**** Source data
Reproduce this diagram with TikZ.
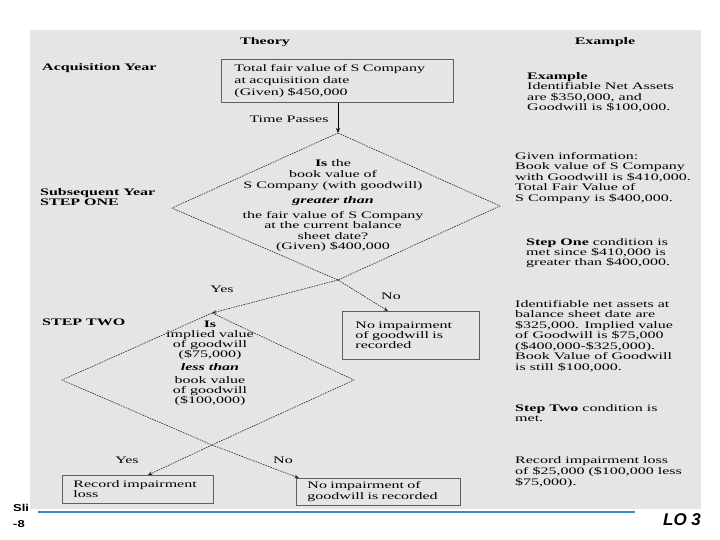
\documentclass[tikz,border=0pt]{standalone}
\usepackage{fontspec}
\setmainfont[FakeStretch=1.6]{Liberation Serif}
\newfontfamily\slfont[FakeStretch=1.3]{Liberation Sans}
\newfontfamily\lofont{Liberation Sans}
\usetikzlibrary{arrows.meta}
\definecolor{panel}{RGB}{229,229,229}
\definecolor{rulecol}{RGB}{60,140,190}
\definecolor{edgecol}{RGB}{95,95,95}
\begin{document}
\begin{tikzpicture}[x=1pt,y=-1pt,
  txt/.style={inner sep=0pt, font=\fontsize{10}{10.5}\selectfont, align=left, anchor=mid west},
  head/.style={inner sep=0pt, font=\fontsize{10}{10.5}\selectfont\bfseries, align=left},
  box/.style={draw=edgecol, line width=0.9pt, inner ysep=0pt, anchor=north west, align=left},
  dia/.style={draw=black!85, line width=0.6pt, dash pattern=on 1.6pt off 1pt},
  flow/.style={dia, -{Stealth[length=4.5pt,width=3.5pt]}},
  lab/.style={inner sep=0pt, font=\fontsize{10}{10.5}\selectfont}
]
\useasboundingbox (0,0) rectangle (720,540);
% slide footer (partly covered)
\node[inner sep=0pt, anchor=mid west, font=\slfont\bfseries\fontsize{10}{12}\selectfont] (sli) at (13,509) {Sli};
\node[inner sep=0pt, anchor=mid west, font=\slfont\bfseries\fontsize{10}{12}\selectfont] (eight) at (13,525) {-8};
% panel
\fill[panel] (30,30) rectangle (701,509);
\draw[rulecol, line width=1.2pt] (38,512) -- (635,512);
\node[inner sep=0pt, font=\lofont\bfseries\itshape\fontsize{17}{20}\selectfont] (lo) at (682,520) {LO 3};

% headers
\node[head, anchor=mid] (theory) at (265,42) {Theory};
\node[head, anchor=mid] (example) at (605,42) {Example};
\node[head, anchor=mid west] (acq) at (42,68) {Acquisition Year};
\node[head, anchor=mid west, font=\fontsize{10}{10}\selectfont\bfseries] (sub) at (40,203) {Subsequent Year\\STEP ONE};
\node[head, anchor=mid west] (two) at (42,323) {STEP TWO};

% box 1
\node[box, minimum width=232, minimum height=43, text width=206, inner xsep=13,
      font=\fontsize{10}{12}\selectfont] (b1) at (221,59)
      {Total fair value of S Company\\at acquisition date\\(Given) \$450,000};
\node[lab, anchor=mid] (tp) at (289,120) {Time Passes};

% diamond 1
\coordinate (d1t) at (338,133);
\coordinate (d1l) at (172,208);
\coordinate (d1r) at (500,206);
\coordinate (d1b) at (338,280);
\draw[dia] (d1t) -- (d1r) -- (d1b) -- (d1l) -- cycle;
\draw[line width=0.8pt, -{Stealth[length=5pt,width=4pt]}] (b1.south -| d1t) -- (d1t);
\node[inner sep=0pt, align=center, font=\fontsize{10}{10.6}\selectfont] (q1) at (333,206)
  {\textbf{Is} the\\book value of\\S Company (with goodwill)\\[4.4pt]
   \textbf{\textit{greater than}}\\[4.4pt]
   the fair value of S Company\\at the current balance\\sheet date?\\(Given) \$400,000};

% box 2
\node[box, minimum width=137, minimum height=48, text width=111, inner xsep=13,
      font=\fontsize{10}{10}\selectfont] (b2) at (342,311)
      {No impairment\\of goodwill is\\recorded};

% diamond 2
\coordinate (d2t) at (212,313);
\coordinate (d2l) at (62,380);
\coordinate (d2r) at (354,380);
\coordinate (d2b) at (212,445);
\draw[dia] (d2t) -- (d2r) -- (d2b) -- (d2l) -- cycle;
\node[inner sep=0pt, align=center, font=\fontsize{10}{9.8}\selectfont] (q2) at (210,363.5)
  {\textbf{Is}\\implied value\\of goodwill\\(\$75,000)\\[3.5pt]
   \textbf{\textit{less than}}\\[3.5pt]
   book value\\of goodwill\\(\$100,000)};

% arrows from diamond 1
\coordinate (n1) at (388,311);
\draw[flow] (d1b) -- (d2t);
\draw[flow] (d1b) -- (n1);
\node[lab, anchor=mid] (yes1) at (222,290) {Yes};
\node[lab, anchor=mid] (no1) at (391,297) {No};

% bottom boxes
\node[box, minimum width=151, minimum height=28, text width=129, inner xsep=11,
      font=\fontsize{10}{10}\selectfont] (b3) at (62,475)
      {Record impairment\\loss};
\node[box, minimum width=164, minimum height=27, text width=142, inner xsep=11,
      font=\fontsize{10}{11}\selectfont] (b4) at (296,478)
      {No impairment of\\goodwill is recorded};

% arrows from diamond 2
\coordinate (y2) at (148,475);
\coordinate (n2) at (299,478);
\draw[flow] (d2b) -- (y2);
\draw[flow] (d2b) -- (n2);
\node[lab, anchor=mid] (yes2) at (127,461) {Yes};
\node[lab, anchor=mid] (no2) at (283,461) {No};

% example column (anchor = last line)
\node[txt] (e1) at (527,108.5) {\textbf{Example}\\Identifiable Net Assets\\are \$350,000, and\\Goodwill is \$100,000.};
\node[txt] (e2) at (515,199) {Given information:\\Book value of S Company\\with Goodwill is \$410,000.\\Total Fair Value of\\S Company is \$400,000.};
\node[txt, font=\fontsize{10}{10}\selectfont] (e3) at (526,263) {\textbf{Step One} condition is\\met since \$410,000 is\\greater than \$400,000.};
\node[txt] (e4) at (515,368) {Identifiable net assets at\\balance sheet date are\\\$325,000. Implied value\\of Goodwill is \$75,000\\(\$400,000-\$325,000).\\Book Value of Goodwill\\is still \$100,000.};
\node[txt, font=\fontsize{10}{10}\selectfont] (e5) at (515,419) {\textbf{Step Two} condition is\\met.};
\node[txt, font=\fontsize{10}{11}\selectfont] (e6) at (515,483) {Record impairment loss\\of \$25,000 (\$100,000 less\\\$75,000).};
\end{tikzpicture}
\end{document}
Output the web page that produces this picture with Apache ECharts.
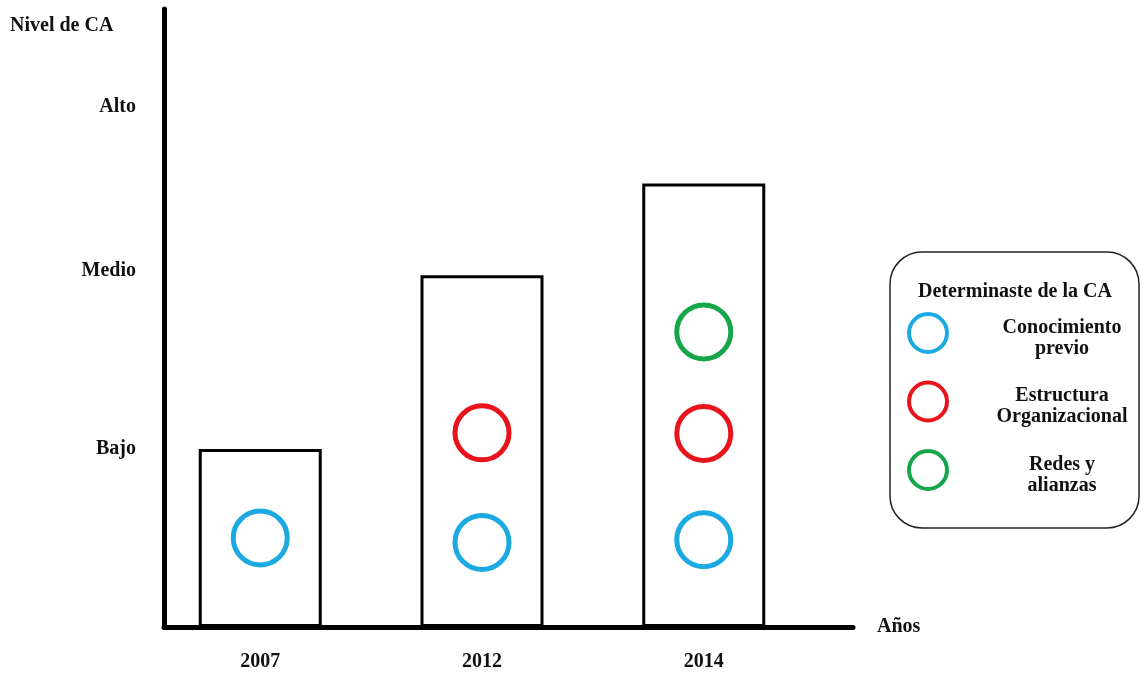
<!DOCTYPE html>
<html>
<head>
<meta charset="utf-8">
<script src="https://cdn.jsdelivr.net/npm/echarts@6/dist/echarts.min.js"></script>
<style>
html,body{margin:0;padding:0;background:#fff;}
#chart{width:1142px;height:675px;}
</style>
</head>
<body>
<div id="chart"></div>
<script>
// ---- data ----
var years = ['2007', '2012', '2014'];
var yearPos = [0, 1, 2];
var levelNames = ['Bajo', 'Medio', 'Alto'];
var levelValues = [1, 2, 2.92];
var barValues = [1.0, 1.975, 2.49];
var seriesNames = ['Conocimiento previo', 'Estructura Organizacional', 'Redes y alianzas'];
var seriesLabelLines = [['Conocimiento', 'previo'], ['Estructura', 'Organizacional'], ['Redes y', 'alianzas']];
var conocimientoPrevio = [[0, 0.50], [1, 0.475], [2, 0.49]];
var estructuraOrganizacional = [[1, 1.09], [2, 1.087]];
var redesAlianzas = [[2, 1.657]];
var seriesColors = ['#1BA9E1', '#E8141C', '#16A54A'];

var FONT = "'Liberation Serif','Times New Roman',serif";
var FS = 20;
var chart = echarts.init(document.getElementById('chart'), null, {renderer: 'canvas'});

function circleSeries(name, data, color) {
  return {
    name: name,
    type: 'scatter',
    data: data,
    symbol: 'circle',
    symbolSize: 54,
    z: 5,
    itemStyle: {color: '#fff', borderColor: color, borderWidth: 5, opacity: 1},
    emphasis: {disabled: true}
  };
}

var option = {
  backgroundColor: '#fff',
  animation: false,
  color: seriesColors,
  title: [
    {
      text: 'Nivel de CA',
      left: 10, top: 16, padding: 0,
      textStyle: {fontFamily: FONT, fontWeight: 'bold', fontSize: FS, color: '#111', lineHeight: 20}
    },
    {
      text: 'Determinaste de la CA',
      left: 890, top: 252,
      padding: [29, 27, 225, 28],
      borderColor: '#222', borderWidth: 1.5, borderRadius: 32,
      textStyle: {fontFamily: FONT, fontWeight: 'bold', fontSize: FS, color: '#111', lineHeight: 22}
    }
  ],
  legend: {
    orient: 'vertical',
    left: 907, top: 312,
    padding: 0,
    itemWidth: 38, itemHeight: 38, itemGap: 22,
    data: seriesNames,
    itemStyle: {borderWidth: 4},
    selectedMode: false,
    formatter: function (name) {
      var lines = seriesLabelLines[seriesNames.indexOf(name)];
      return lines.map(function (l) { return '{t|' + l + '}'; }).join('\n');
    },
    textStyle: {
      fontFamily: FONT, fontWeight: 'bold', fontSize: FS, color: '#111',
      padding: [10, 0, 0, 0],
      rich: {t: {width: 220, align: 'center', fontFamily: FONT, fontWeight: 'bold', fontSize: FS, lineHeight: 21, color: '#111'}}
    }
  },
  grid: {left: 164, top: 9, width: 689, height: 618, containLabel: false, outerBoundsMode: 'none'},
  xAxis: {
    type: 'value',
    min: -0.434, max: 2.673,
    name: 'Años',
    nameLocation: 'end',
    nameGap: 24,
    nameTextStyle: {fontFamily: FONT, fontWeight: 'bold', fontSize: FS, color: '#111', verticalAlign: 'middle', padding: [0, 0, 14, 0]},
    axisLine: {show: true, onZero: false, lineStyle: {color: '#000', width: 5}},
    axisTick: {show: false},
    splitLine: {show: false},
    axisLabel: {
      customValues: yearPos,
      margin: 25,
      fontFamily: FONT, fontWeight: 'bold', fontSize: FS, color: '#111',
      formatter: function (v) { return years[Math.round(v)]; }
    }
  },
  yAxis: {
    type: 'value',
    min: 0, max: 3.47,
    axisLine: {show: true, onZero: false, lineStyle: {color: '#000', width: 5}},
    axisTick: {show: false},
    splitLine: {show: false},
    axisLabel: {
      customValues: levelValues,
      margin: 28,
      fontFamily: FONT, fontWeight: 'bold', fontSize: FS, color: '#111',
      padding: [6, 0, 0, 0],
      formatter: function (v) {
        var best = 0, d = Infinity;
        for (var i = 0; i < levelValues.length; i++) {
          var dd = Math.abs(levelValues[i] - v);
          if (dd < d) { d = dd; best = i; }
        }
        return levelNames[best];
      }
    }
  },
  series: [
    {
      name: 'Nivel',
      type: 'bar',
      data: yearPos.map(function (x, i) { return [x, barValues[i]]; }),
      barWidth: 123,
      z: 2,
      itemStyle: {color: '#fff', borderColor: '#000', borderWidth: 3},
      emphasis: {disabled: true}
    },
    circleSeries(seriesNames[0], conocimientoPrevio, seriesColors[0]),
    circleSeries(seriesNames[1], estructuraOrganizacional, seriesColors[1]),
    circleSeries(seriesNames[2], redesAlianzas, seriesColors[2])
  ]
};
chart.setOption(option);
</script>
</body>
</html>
********
**Task details**
Begin at the first line of the material and copy each line exactly through the one containing "(lo) at (682,520)". Omit pictures.

**The reply**
Reproduce this diagram with TikZ.
\documentclass[tikz,border=0pt]{standalone}
\usepackage{fontspec}
\setmainfont[FakeStretch=1.6]{Liberation Serif}
\newfontfamily\slfont[FakeStretch=1.3]{Liberation Sans}
\newfontfamily\lofont{Liberation Sans}
\usetikzlibrary{arrows.meta}
\definecolor{panel}{RGB}{229,229,229}
\definecolor{rulecol}{RGB}{60,140,190}
\definecolor{edgecol}{RGB}{95,95,95}
\begin{document}
\begin{tikzpicture}[x=1pt,y=-1pt,
  txt/.style={inner sep=0pt, font=\fontsize{10}{10.5}\selectfont, align=left, anchor=mid west},
  head/.style={inner sep=0pt, font=\fontsize{10}{10.5}\selectfont\bfseries, align=left},
  box/.style={draw=edgecol, line width=0.9pt, inner ysep=0pt, anchor=north west, align=left},
  dia/.style={draw=black!85, line width=0.6pt, dash pattern=on 1.6pt off 1pt},
  flow/.style={dia, -{Stealth[length=4.5pt,width=3.5pt]}},
  lab/.style={inner sep=0pt, font=\fontsize{10}{10.5}\selectfont}
]
\useasboundingbox (0,0) rectangle (720,540);
% slide footer (partly covered)
\node[inner sep=0pt, anchor=mid west, font=\slfont\bfseries\fontsize{10}{12}\selectfont] (sli) at (13,509) {Sli};
\node[inner sep=0pt, anchor=mid west, font=\slfont\bfseries\fontsize{10}{12}\selectfont] (eight) at (13,525) {-8};
% panel
\fill[panel] (30,30) rectangle (701,509);
\draw[rulecol, line width=1.2pt] (38,512) -- (635,512);
\node[inner sep=0pt, font=\lofont\bfseries\itshape\fontsize{17}{20}\selectfont] (lo) at (682,520) {LO 3};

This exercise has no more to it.